College IM Dataset Simulations
Nodes 1899
Temporal Edges 59835
Time span 193 days
Pietro Panzarasa, Tore Opsahl, and Kathleen M. Carley. "Patterns and dynamics of users' behavior and interaction: Network analysis of an online community." Journal of the American Society for Information Science and Technology 60.5 (2009): 911-932.
Scenario 1
Setup: 20k events (7330 links). False positive rates: [0.007812, 0.5]. No entangling.
Result: Server can identify ~4.3% of original graph (313 links) with a 12% false positive rate at threshold: 0.0001.
Scenario 2
Setup: 20k events (7330 links).
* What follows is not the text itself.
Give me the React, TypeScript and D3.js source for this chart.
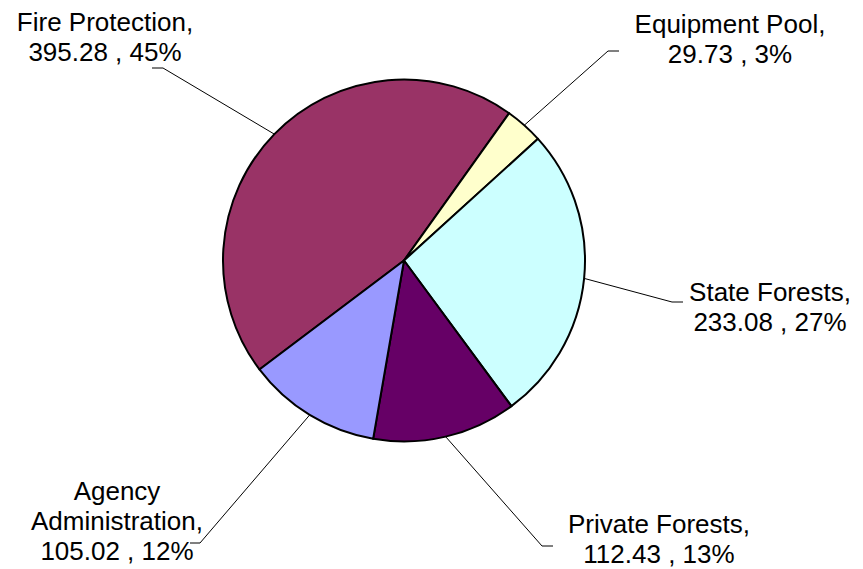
import React from "react";
import * as d3 from "d3";

// ---- Data ----
const categories = [
  "Fire Protection",
  "Equipment Pool",
  "State Forests",
  "Private Forests",
  "Agency Administration",
];
const values = [395.28, 29.73, 233.08, 112.43, 105.02];
const percentLabels = ["45%", "3%", "27%", "13%", "12%"];
const colors = ["#993366", "#FFFFCC", "#CCFFFF", "#660066", "#9999FF"];
// label text lines, as shown on chart
const labelLines = [
  ["Fire Protection,", "395.28 , 45%"],
  ["Equipment Pool,", "29.73 , 3%"],
  ["State Forests,", "233.08 , 27%"],
  ["Private Forests,", "112.43 , 13%"],
  ["Agency", "Administration,", "105.02 , 12%"],
];

// ---- Layout ----
const W = 863;
const H = 569;
const CX = 404;
const CY = 260.5;
const R = 181;
const START_DEG = -127.0;
const FONT = 26;
const LINE_H = 30;
// label layout: text center x, first baseline y, leader elbow point, horizontal end x
const labelLayout = [
  { tx: 105, ty: 31, ex: 163, ey: 68, hx: 152 },
  { tx: 730, ty: 33, ex: 608, ey: 51, hx: 619 },
  { tx: 770, ty: 301, ex: 672, ey: 302, hx: 683 },
  { tx: 659, ty: 533, ex: 542, ey: 546, hx: 553 },
  { tx: 117, ty: 500, ex: 200, ey: 543, hx: 190 },
];

export default function App() {
  const start = (START_DEG * Math.PI) / 180;
  const pie = d3
    .pie<number>()
    .sort(null)
    .value((d) => d)
    .startAngle(start)
    .endAngle(start + 2 * Math.PI);
  const arcs = pie(values);
  const arc = d3.arc<d3.PieArcDatum<number>>().innerRadius(0).outerRadius(R);

  return (
    <div style={{ position: "absolute", left: 0, top: 0 }}>
      <svg width={W} height={H} style={{ display: "block", background: "#fff" }}>
        <g transform={`translate(${CX},${CY})`}>
          {arcs.map((a, i) => (
            <path
              key={categories[i]}
              d={arc(a) || ""}
              fill={colors[i]}
              stroke="#000"
              strokeWidth={2}
              strokeLinejoin="round"
            />
          ))}
        </g>
        {arcs.map((a, i) => {
          const mid = (a.startAngle + a.endAngle) / 2;
          const px = CX + R * Math.sin(mid);
          const py = CY - R * Math.cos(mid);
          const L = labelLayout[i];
          return (
            <polyline
              key={"l" + i}
              points={`${px},${py} ${L.ex},${L.ey} ${L.hx},${L.ey}`}
              fill="none"
              stroke="#000"
              strokeWidth={1}
            />
          );
        })}
        {labelLines.map((lines, i) => {
          const L = labelLayout[i];
          return (
            <text
              key={"t" + i}
              textAnchor="middle"
              fontFamily="'Liberation Sans', Arial, sans-serif"
              fontSize={FONT}
              fill="#000"
            >
              {lines.map((s, j) => (
                <tspan key={j} x={L.tx} y={L.ty + j * LINE_H}>
                  {s}
                </tspan>
              ))}
            </text>
          );
        })}
      </svg>
    </div>
  );
}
False positive rates: [0.007812, 0.5]. Every tag entangled to one random node (as before).
Result: Server can identify ~3.95% of original graph (290 links) with a ~15% false positive rate.
Discussion
A very similar result to our observations on the EU Core email dataset, entangled tags increase the false positive rate, although overall it requires non-naive entangling strategies to push the false positive rate of the derived graph to a place where it would not be useful for an adversary.